For roughly twelve years, the dining room at 32 Great Queen Street operated as one of Covent Garden's more honest arguments for seasonal British cooking — a wood-panelled, dimly lit room where the menu changed daily and the cooking leaned toward the kind of hearty, ingredient-led plates that the gastropub format does well when taken seriously. Braised mutton and pressed ox tongue were the sorts of dishes that appeared regularly, signalling a kitchen more interested in secondary cuts and slow processes than in crowd-pleasing shortcuts.

The setting matched the food in its lack of pretension. Reviewers consistently described the atmosphere as convivial and casual, the room busy without being theatrical — a contrast to the more performative dining rooms clustered around the nearby West End. Pricing sat in the mid-range, with a two-course lunch with wine reported at around £25 per person in 2009, and later listings placing the average spend in the £26–£40 bracket. That positioning made it accessible to a regular neighbourhood crowd rather than a special-occasion-only audience.
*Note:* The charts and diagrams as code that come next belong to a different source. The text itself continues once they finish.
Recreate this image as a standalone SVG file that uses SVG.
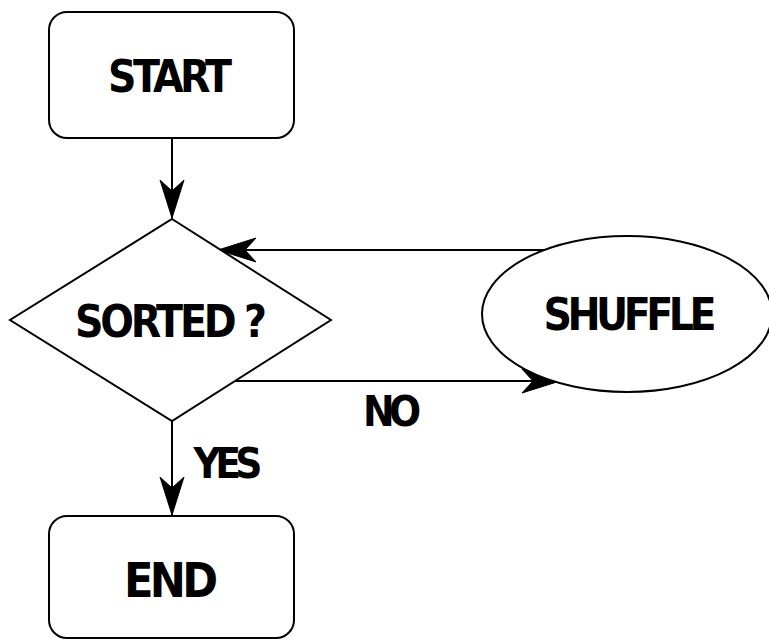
<svg xmlns="http://www.w3.org/2000/svg" width="769" height="639" viewBox="0 0 769 639">
<style>
.shape{fill:#fff;stroke:#000;stroke-width:2}
.edge{fill:none;stroke:#000;stroke-width:2}
.lbl{font-family:"DejaVu Sans Condensed","DejaVu Sans","Liberation Sans",sans-serif;font-stretch:condensed;font-weight:bold;text-anchor:middle;fill:#000}
</style>
<defs>
<marker id="arr" markerUnits="userSpaceOnUse" markerWidth="44" markerHeight="30" viewBox="-40 -14 44 28" refX="0" refY="0" orient="auto">
<path d="M0,0 L-38,-12 L-27,0 L-38,12 Z" fill="#000" stroke="#000" stroke-width="1"/>
</marker>
</defs>
<rect width="769" height="639" fill="#fff"/>
<g id="connectors">
<line class="edge" x1="172" y1="138" x2="172" y2="218" marker-end="url(#arr)"/>
<line class="edge" x1="172" y1="421" x2="172" y2="515" marker-end="url(#arr)"/>
<line class="edge" x1="545" y1="250" x2="218" y2="250" marker-end="url(#arr)"/>
<line class="edge" x1="233" y1="381" x2="560" y2="381" marker-end="url(#arr)"/>
<text class="lbl" x="392" y="426" font-size="42" textLength="58" lengthAdjust="spacing">NO</text>
<text class="lbl" x="228" y="478" font-size="42" textLength="69" lengthAdjust="spacing">YES</text>
</g>
<g id="start">
<rect class="shape" x="49" y="12" width="245" height="126" rx="18"/>
<text class="lbl" x="170" y="92" font-size="44" textLength="124" lengthAdjust="spacing">START</text>
</g>
<g id="sorted">
<polygon class="shape" points="172,219 331,320 172,421 10,320"/>
<text class="lbl" x="171" y="337" font-size="44" textLength="192" lengthAdjust="spacing">SORTED ?</text>
</g>
<g id="shuffle">
<ellipse class="shape" cx="627" cy="314" rx="145" ry="78"/>
<text class="lbl" x="630" y="330" font-size="44" textLength="173" lengthAdjust="spacing">SHUFFLE</text>
</g>
<g id="end">
<rect class="shape" x="49" y="516" width="245" height="122" rx="18"/>
<text class="lbl" x="171" y="597" font-size="48" textLength="94" lengthAdjust="spacing">END</text>
</g>
</svg>
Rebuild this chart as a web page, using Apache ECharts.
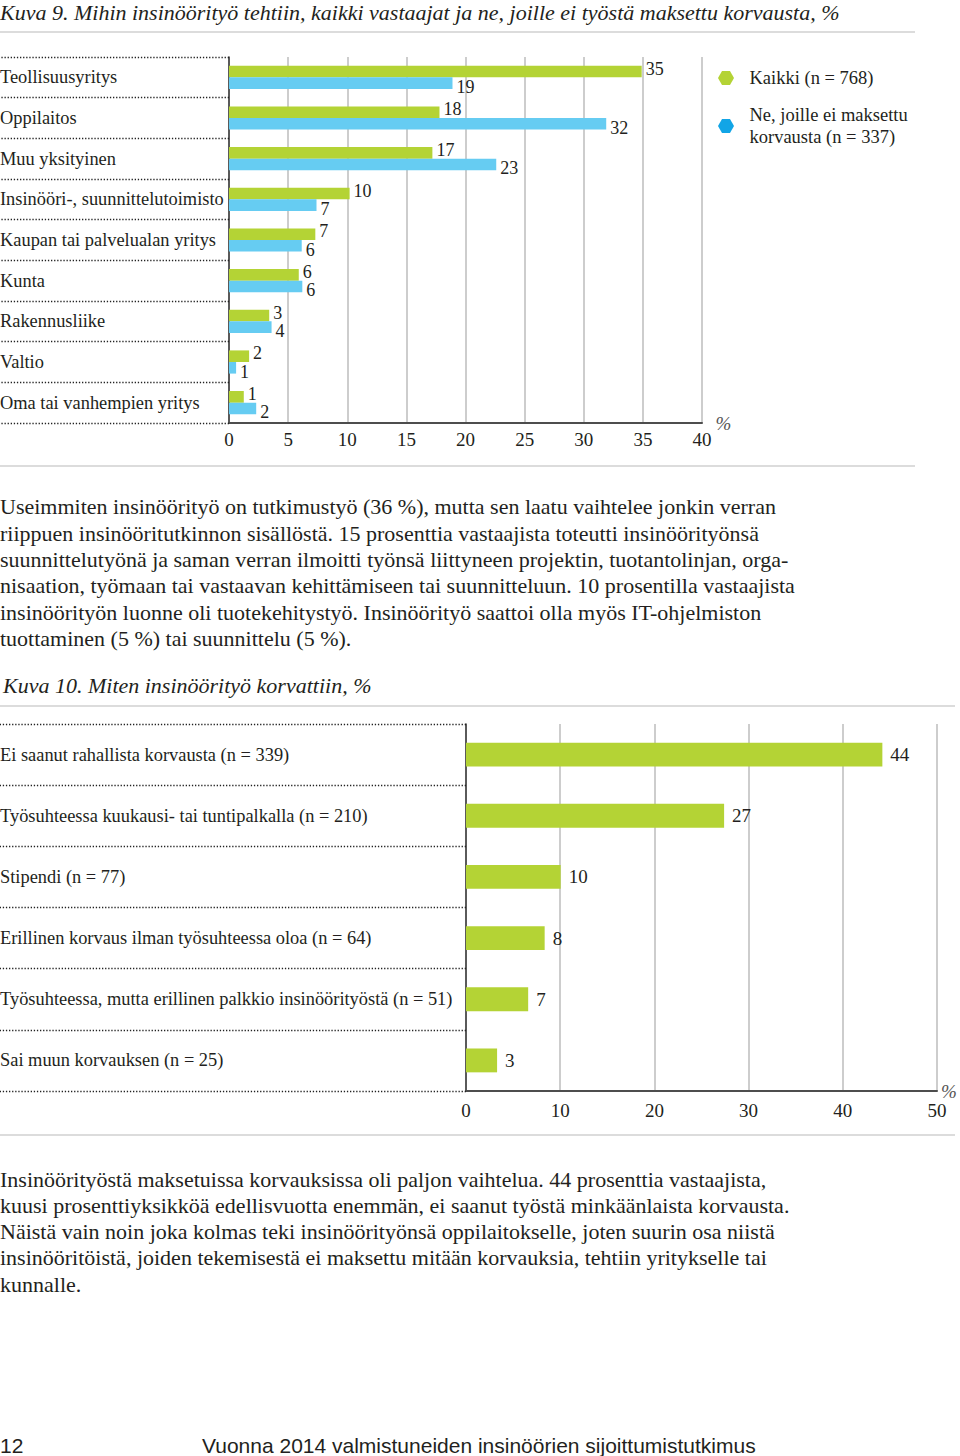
<!DOCTYPE html>
<html>
<head>
<meta charset="utf-8">
<script src="https://cdn.jsdelivr.net/npm/echarts@6/dist/echarts.min.js"></script>
<style>
html,body{margin:0;padding:0;background:#fff;}
#c{width:960px;height:1456px;}
</style>
</head>
<body>
<div id="c"></div>
<script>
// ---- Data: Kuva 9 ----
const workplaceCategories = [
  'Teollisuusyritys', 'Oppilaitos', 'Muu yksityinen',
  'Insinööri-, suunnittelutoimisto', 'Kaupan tai palvelualan yritys',
  'Kunta', 'Rakennusliike', 'Valtio', 'Oma tai vanhempien yritys'
];
const kaikkiValues = [34.9, 17.8, 17.2, 10.2, 7.3, 5.9, 3.4, 1.7, 1.25];
const eiMaksettuValues = [18.9, 31.9, 22.6, 7.4, 6.15, 6.2, 3.6, 0.6, 2.3];
const seriesNames = ['Kaikki (n = 768)', 'Ne, joille ei maksettu\nkorvausta (n = 337)'];
const xTicks9 = [0, 5, 10, 15, 20, 25, 30, 35, 40];

// ---- Data: Kuva 10 ----
const compensationCategories = [
  'Ei saanut rahallista korvausta (n = 339)',
  'Työsuhteessa kuukausi- tai tuntipalkalla (n = 210)',
  'Stipendi (n = 77)',
  'Erillinen korvaus ilman työsuhteessa oloa (n = 64)',
  'Työsuhteessa, mutta erillinen palkkio insinöörityöstä (n = 51)',
  'Sai muun korvauksen (n = 25)'
];
const compensationValues = [44.2, 27.4, 10.05, 8.35, 6.6, 3.3];
const xTicks10 = [0, 10, 20, 30, 40, 50];

// ---- Texts ----
const title9 = 'Kuva 9. Mihin insinöörityö tehtiin, kaikki vastaajat ja ne, joille ei työstä maksettu korvausta, %';
const title10 = 'Kuva 10. Miten insinöörityö korvattiin, %';
const paragraph1 = [
  'Useimmiten insinöörityö on tutkimustyö (36 %), mutta sen laatu vaihtelee jonkin verran',
  'riippuen insinööritutkinnon sisällöstä. 15 prosenttia vastaajista toteutti insinöörityönsä',
  'suunnittelutyönä ja saman verran ilmoitti työnsä liittyneen projektin, tuotantolinjan, orga-',
  'nisaation, työmaan tai vastaavan kehittämiseen tai suunnitteluun. 10 prosentilla vastaajista',
  'insinöörityön luonne oli tuotekehitystyö. Insinöörityö saattoi olla myös IT-ohjelmiston',
  'tuottaminen (5 %) tai suunnittelu (5 %).'
];
const paragraph2 = [
  'Insinöörityöstä maksetuissa korvauksissa oli paljon vaihtelua. 44 prosenttia vastaajista,',
  'kuusi prosenttiyksikköä edellisvuotta enemmän, ei saanut työstä minkäänlaista korvausta.',
  'Näistä vain noin joka kolmas teki insinöörityönsä oppilaitokselle, joten suurin osa niistä',
  'insinööritöistä, joiden tekemisestä ei maksettu mitään korvauksia, tehtiin yritykselle tai',
  'kunnalle.'
];
const footerPage = '12';
const footerText = 'Vuonna 2014 valmistuneiden insinöörien sijoittumistutkimus';

// ---- Styling ----
const SERIF = '"Liberation Serif", "Times New Roman", serif';
const SANS = '"Liberation Sans", Arial, sans-serif';
const GREEN = '#b4d335';
const BLUE = '#66ccf2';
const BLUE_LEGEND = '#12a5e6';
const GRID_COLOR = '#cdcdcd';
const TEXT = '#231f20';
const HEX = 'path://M0,7 L4,0 L12,0 L16,7 L12,14 L4,14 Z';

const round = p => String(Math.round(p.value));

function hline(y, x1, x2) {
  return { type: 'line', shape: { x1: x1, y1: y, x2: x2, y2: y },
           style: { stroke: '#dcdcdc', lineWidth: 2 }, silent: true };
}
function txt(x, top, str, font, lh) {
  return { type: 'text', x: x, y: top,
           style: { text: str, font: font, fill: TEXT, lineHeight: lh, verticalAlign: 'top', align: 'left' } };
}

const chart = echarts.init(document.getElementById('c'), null, { renderer: 'svg', width: 960, height: 1456 });

const xAxisCommon = (max, interval, nameGap, margin) => ({
  type: 'value', min: 0, max: max, interval: interval,
  name: '%', nameLocation: 'end', nameGap: nameGap,
  nameTextStyle: { fontFamily: SERIF, fontStyle: 'italic', fontSize: 19, color: '#555', verticalAlign: 'middle' },
  axisLine: { show: true, lineStyle: { color: '#4d4d4d', width: 2 } },
  axisTick: { show: false },
  splitLine: { show: true, lineStyle: { color: GRID_COLOR, width: 2 } },
  axisLabel: { fontFamily: SERIF, fontSize: 19, color: TEXT, margin: margin }
});

const yAxisCommon = (cats, width) => ({
  type: 'category', data: cats, inverse: true,
  axisLine: { show: true, lineStyle: { color: '#333', width: 1.5 } },
  axisTick: { show: true, length: width, interval: 0, lineStyle: { color: '#222', width: 1.3, type: [1.3, 1.8] } },
  axisLabel: { interval: 0, align: 'left', margin: width, fontFamily: SERIF, fontSize: 18.4, color: TEXT }
});

const valueLabel = (dist, offset, size) => ({
  show: true, position: 'right', distance: dist, offset: offset, formatter: round,
  fontFamily: SERIF, fontSize: size, lineHeight: 14, color: TEXT
});

const option = {
  animation: false,
  backgroundColor: '#fff',
  grid: [
    { left: 229, top: 57, width: 473, height: 366, containLabel: false, outerBoundsMode: 'none' },
    { left: 466, top: 724, width: 471, height: 367, containLabel: false, outerBoundsMode: 'none' }
  ],
  xAxis: [
    Object.assign(xAxisCommon(40, 5, 8, 7), { gridIndex: 0 }),
    Object.assign(xAxisCommon(50, 10, 4, 10), { gridIndex: 1 })
  ],
  yAxis: [
    Object.assign(yAxisCommon(workplaceCategories, 229), { gridIndex: 0 }),
    Object.assign(yAxisCommon(compensationCategories, 466), { gridIndex: 1 })
  ],
  legend: [
    { left: 718, top: 67, padding: 0, itemWidth: 17, itemHeight: 14, icon: HEX,
      data: [{ name: seriesNames[0], itemStyle: { color: GREEN } }],
      textStyle: { fontFamily: SERIF, fontSize: 18.5, color: TEXT, padding: [0, 0, 0, 10], lineHeight: 22 } },
    { left: 718, top: 104, padding: 0, itemWidth: 17, itemHeight: 14, icon: HEX,
      data: [{ name: seriesNames[1], itemStyle: { color: BLUE_LEGEND } }],
      textStyle: { fontFamily: SERIF, fontSize: 18.5, color: TEXT, padding: [0, 0, 0, 10], lineHeight: 22 } }
  ],
  series: [
    { name: seriesNames[0], type: 'bar', xAxisIndex: 0, yAxisIndex: 0, data: kaikkiValues,
      barGap: '0%', barCategoryGap: '43%', itemStyle: { color: GREEN },
      label: valueLabel(4, [0, -3], 18) },
    { name: seriesNames[1], type: 'bar', xAxisIndex: 0, yAxisIndex: 0, data: eiMaksettuValues,
      barGap: '0%', barCategoryGap: '43%', itemStyle: { color: BLUE },
      label: valueLabel(4, [0, 4], 18) },
    { name: 'Korvaus', type: 'bar', xAxisIndex: 1, yAxisIndex: 1, data: compensationValues,
      barCategoryGap: '61%', itemStyle: { color: GREEN },
      label: valueLabel(8, [0, 0], 19) }
  ],
  graphic: [
    txt(0, 0, title9, 'italic 22px ' + SERIF, 24),
    hline(32, 0, 915),
    hline(466, 0, 915),
    txt(0, 493.85, paragraph1.join('\n'), '22px ' + SERIF, 26.3),
    txt(3, 673, title10, 'italic 22px ' + SERIF, 24),
    hline(706, 0, 955),
    hline(1135, 0, 955),
    txt(0, 1165.9, paragraph2.join('\n'), '22px ' + SERIF, 26.25),
    txt(0, 1432, footerPage, '21px ' + SANS, 26),
    txt(202, 1432, footerText, '21px ' + SANS, 26)
  ]
};
chart.setOption(option);
</script>
</body>
</html>
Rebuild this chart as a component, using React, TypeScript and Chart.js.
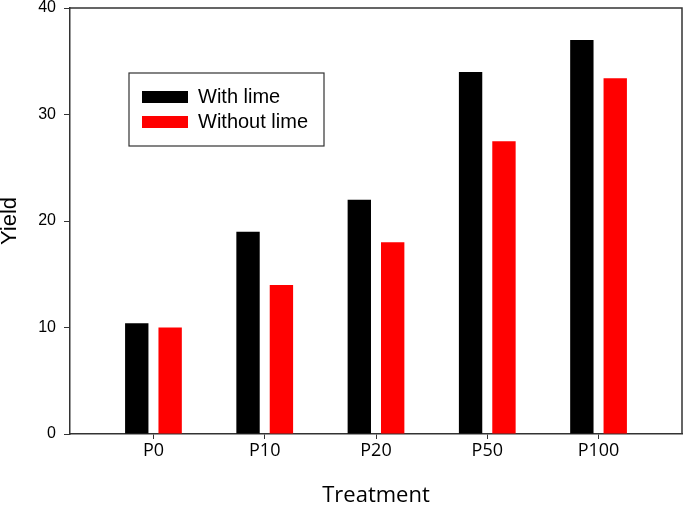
import { useEffect, useRef } from "react";
import { Chart, registerables } from "chart.js";

Chart.register(...registerables);

const treatments = ["P0", "P10", "P20", "P50", "P100"];
const withLime = [10.4, 19, 22, 34, 37];
const withoutLime = [10, 14, 18, 27.5, 33.4];
const yTicks = [0, 10, 20, 30, 40];

// top/right frame lines and the boxed legend inside the plot
const framePlugin = {
  id: "frame",
  afterDraw(chart: any) {
    const { ctx, chartArea: a } = chart;
    ctx.save();
    ctx.strokeStyle = "#333";
    ctx.lineWidth = 1.5;
    ctx.beginPath();
    ctx.moveTo(a.left, a.top);
    ctx.lineTo(a.right, a.top);
    ctx.lineTo(a.right, a.bottom);
    ctx.stroke();

    const boxX = a.left + 59;
    const boxY = a.top + 65;
    ctx.lineWidth = 1.2;
    ctx.strokeStyle = "#333";
    ctx.fillStyle = "#fff";
    ctx.fillRect(boxX, boxY, 195, 73);
    ctx.strokeRect(boxX, boxY, 195, 73);

    ctx.font = '20px "Liberation Sans", Arial, sans-serif';
    ctx.textBaseline = "middle";
    ctx.textAlign = "left";
    chart.data.datasets.forEach((ds: any, i: number) => {
      const rowY = boxY + 18 + i * 25;
      ctx.fillStyle = ds.backgroundColor;
      ctx.fillRect(boxX + 13, rowY, 46, 12);
      ctx.fillStyle = "#000";
      ctx.fillText(ds.label, boxX + 69, rowY + 6.5);
    });
    ctx.restore();
  },
};

export default function App() {
  const canvasRef = useRef<HTMLCanvasElement | null>(null);
  const chartRef = useRef<Chart | null>(null);

  useEffect(() => {
    document.body.style.margin = "0";
    const canvas = canvasRef.current;
    if (!canvas) {
      return;
    }

    chartRef.current?.destroy();

    chartRef.current = new Chart(canvas, {
      type: "bar",
      data: {
        datasets: [
          {
            label: "With lime",
            data: withLime.map((y, i) => ({ x: i, y })),
            backgroundColor: "#000000",
            borderWidth: 0,
            categoryPercentage: 0.6,
            barPercentage: 0.7,
          },
          {
            label: "Without lime",
            data: withoutLime.map((y, i) => ({ x: i, y })),
            backgroundColor: "#ff0000",
            borderWidth: 0,
            categoryPercentage: 0.6,
            barPercentage: 0.7,
          },
        ],
      },
      options: {
        animation: false,
        responsive: true,
        maintainAspectRatio: false,
        layout: {
          padding: { top: 8, right: 3, left: 0, bottom: 0 },
        },
        plugins: {
          legend: { display: false },
          tooltip: { enabled: false },
        },
        scales: {
          x: {
            type: "linear",
            min: -0.75,
            max: 4.75,
            offset: false,
            afterBuildTicks: (scale: any) => {
              scale.ticks = treatments.map((_, i) => ({ value: i }));
            },
            afterFit: (scale: any) => {
              scale.height = 72;
              scale.paddingLeft = 0;
              scale.paddingRight = 0;
            },
            grid: {
              offset: false,
              drawOnChartArea: false,
              drawTicks: true,
              tickLength: 5,
              color: "#333",
            },
            border: { display: true, color: "#333", width: 1.5 },
            ticks: {
              padding: 3,
              color: "#000",
              font: { family: '"Open Sans", sans-serif', size: 18, lineHeight: 1 },
              callback: (value: any) => treatments[Number(value)] ?? "",
            },
            title: {
              display: true,
              text: "Treatment",
              color: "#000",
              padding: 0,
              font: { family: '"Open Sans", sans-serif', size: 22, lineHeight: 0.95 },
            },
          },
          y: {
            min: 0,
            max: 40,
            afterBuildTicks: (scale: any) => {
              scale.ticks = yTicks.map((value) => ({ value }));
            },
            afterFit: (scale: any) => {
              scale.width = 70;
              scale.paddingTop = 0;
              scale.paddingBottom = 0;
            },
            grid: {
              drawOnChartArea: false,
              drawTicks: true,
              tickLength: 6,
              color: "#333",
            },
            border: { display: true, color: "#333", width: 1.5 },
            ticks: {
              padding: 8,
              color: "#000",
              font: { family: '"Liberation Sans", Arial, sans-serif', size: 16, lineHeight: 1 },
            },
            title: {
              display: true,
              text: "Yield",
              color: "#000",
              padding: 0,
              font: { family: '"Liberation Sans", Arial, sans-serif', size: 22, lineHeight: 0.91 },
            },
          },
        },
      },
      plugins: [framePlugin],
    });

    return () => {
      chartRef.current?.destroy();
    };
  }, []);

  return (
    <div style={{ width: 685, height: 506, position: "relative" }}>
      <canvas ref={canvasRef} />
    </div>
  );
}
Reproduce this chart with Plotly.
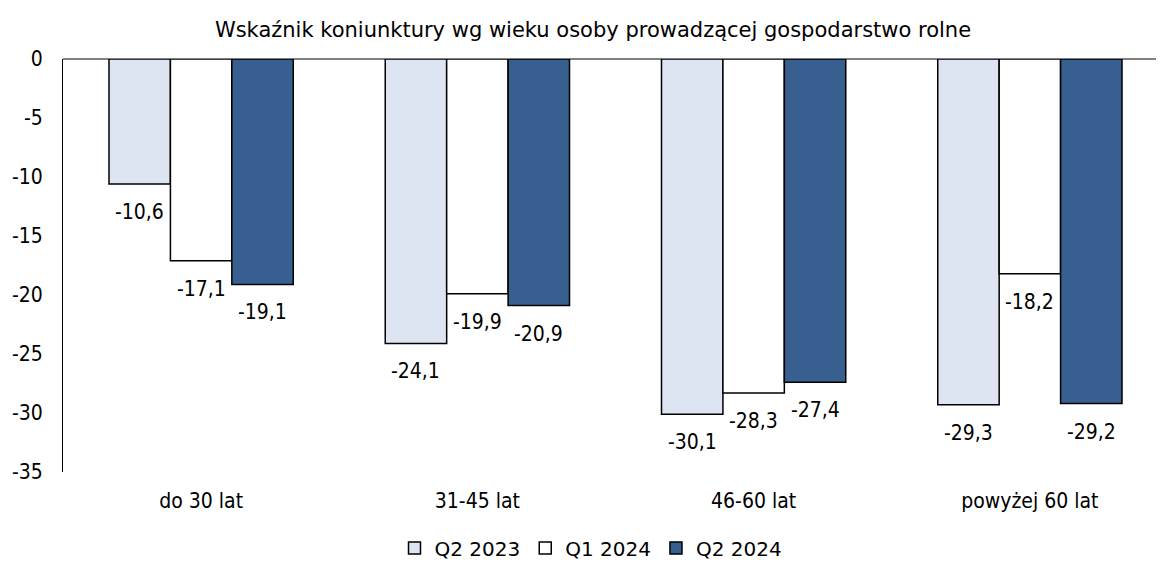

Great Queen Street closed on 12 July 2019, after approximately twelve years of service. Its run covered a period when the London gastropub model was both at its most influential and under increasing pressure from a more competitive casual-dining market. The restaurant's daily-changing menu, built around seasonal British produce and a clear preference for meat-forward cooking, gave it a consistency of identity that many contemporaries in the same price bracket struggled to maintain over a similar span.